生まれたことに意味のない人間はいない。その意味に気づくことができるのか。
生まれたことに意味のない人間はいない。その意味をはたせることができるのか。

生まれたことに疑問をもつ人がいるが、人は誰でも生まれたことに意味があるんだ。その意味を見つけるために人は生き続けなくてはいけないんだ。それでも、その意味に気づかず、気づいても果たせぬままに死んでいく人は、いくらでもいるのだろう。自殺という逃げ道を選ぶのは良くないこととわかっているが、その道を選ばざるを得ない気持ちに追いやられる時が来るのかもしれない。「自殺をするほどの勇気はない」と言うことがあるが、自殺は勇気でするものじゃない。それは度胸だろう。死の先に何があるのか分からない恐怖が人を死に結びつけない。人間、死ぬ気になれば何でもできる。死ぬ気になれるほどのことが日常に存在しない。

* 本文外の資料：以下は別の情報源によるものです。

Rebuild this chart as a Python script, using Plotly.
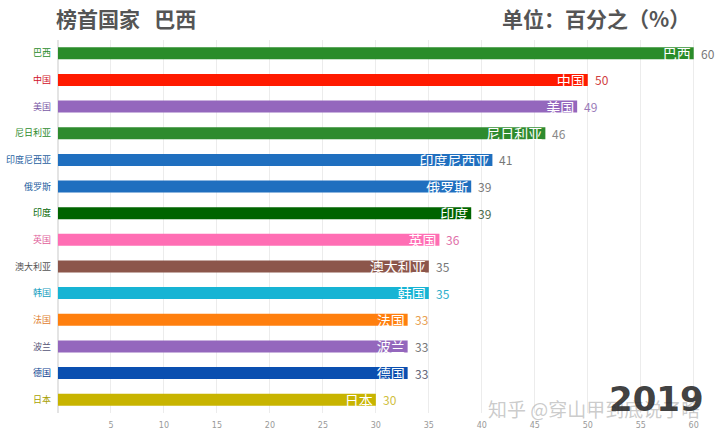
import plotly.graph_objects as go

countries = ["巴西", "中国", "美国", "尼日利亚", "印度尼西亚", "俄罗斯", "印度",
             "英国", "澳大利亚", "韩国", "法国", "波兰", "德国", "日本"]
values = [60, 50, 49, 46, 41, 39, 39, 36, 35, 35, 33, 33, 33, 30]
bar_colors = ["#2a8c2a", "#ff1a00", "#9467bd", "#2e8b2e", "#1f6fbf", "#1f6fbf", "#006400",
              "#ff6eb4", "#8c564b", "#17b4d4", "#ff7f0e", "#9467bd", "#0a4fb0", "#c8b400"]
label_colors = ["#2a8c2a", "#d0102a", "#7a5aa6", "#2e8b2e", "#1f5f9f", "#1f5f9f", "#006400",
                "#e0609a", "#555555", "#17a0c0", "#e08030", "#555577", "#0a3f90", "#a8a000"]
value_colors = ["#777777", "#d04040", "#9a7ab8", "#888888", "#777777", "#777777", "#4a6a4a",
                "#e070a8", "#777777", "#30b0cc", "#e8a050", "#777777", "#666677", "#d0c040"]
x_ticks = [5, 10, 15, 20, 25, 30, 35, 40, 45, 50, 55, 60]
title_text = "榜首国家   巴西"
unit_text = "单位：百分之（%）"
year_text = "2019"
watermark = "知乎 @穿山甲到底说了啥"

CJK = "Noto Sans CJK SC"

fig = go.Figure()
fig.add_trace(go.Bar(
    x=values, y=countries, orientation="h",
    marker=dict(color=bar_colors, line=dict(width=0)),
    text=countries, textposition="inside", insidetextanchor="end",
    constraintext="none", cliponaxis=False,
    textfont=dict(family=CJK, size=14, color="white"),
    hoverinfo="skip",
))

annotations = []
for c, v, col in zip(countries, values, value_colors):
    annotations.append(dict(x=v, y=c, xref="x", yref="y", text=str(v), showarrow=False,
                            xanchor="left", xshift=5,
                            font=dict(family=CJK, size=12, color=col)))

annotations += [
    dict(x=54, y=18, xanchor="left", yanchor="middle",
         text="<b>" + title_text + "</b>", showarrow=False,
         font=dict(family=CJK, size=21, color="#555555")),
    dict(x=692, y=18, xanchor="right", yanchor="middle",
         text="<b>" + unit_text + "</b>", showarrow=False,
         font=dict(family=CJK, size=21, color="#555555")),
    dict(x=702, y=408, xanchor="right", yanchor="middle",
         text=watermark, showarrow=False,
         font=dict(family=CJK, size=19, color="rgba(160,160,160,0.55)")),
    dict(x=706, y=399, xanchor="right", yanchor="middle",
         text="<b>" + year_text + "</b>", showarrow=False,
         font=dict(family="DejaVu Sans", size=34, color="rgba(40,40,40,0.9)")),
]
W, H = 720, 437
ml, mr, mt, mb = 58, 21, 40, 24
pw, ph = W - ml - mr, H - mt - mb
for a in annotations[len(countries):]:
    a["xref"] = "paper"
    a["yref"] = "paper"
    px, py = a["x"], a["y"]
    a["x"] = (px - ml) / pw
    a["y"] = (H - mb - py) / ph

fig.update_layout(
    width=W, height=H,
    margin=dict(l=ml, r=mr, t=mt, b=mb, autoexpand=False),
    paper_bgcolor="white", plot_bgcolor="white",
    bargap=0.55, showlegend=False,
    annotations=annotations,
    xaxis=dict(range=[0, 60.5], tickvals=x_ticks, showgrid=True, gridcolor="#ececec",
               gridwidth=1, zeroline=True, zerolinecolor="#e4e4e4", showline=False,
               ticks="", ticklabelstandoff=6, automargin=False,
               tickfont=dict(family="DejaVu Sans", size=8, color="#999999")),
    yaxis=dict(autorange="reversed", tickmode="array", tickvals=countries,
               ticktext=[f"<span style='color:{col}'>{c}</span>" for c, col in zip(countries, label_colors)],
               ticks="", ticklabelstandoff=6, showgrid=False, automargin=False,
               tickfont=dict(family=CJK, size=9)),
)

fig.write_html("out.html")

いや、存在しているのかもしれないが、周りを気にして面倒なことから避けようとして生き続けた。死ぬ気になれるほど、夢中になれるものが欲しい。それを果たすのが自分の生きている意味かもしれない。今、親不知を抜いた歯茎が痛い。俺は生きているのだと感じた。生きている以上は、苦しいことや、痛いことに対面する。そこから逃げ出してばかりいては、自分の生きる意味なんて一生、解らないだろう。その意味が解った時、その意味が果たせた時、俺は必要な人間だと感じることができるのだろう。そして、俺は俺を好きになることができるのだろう。俺は俺を好きになるために生き続けていこうと思う('99/11/15)。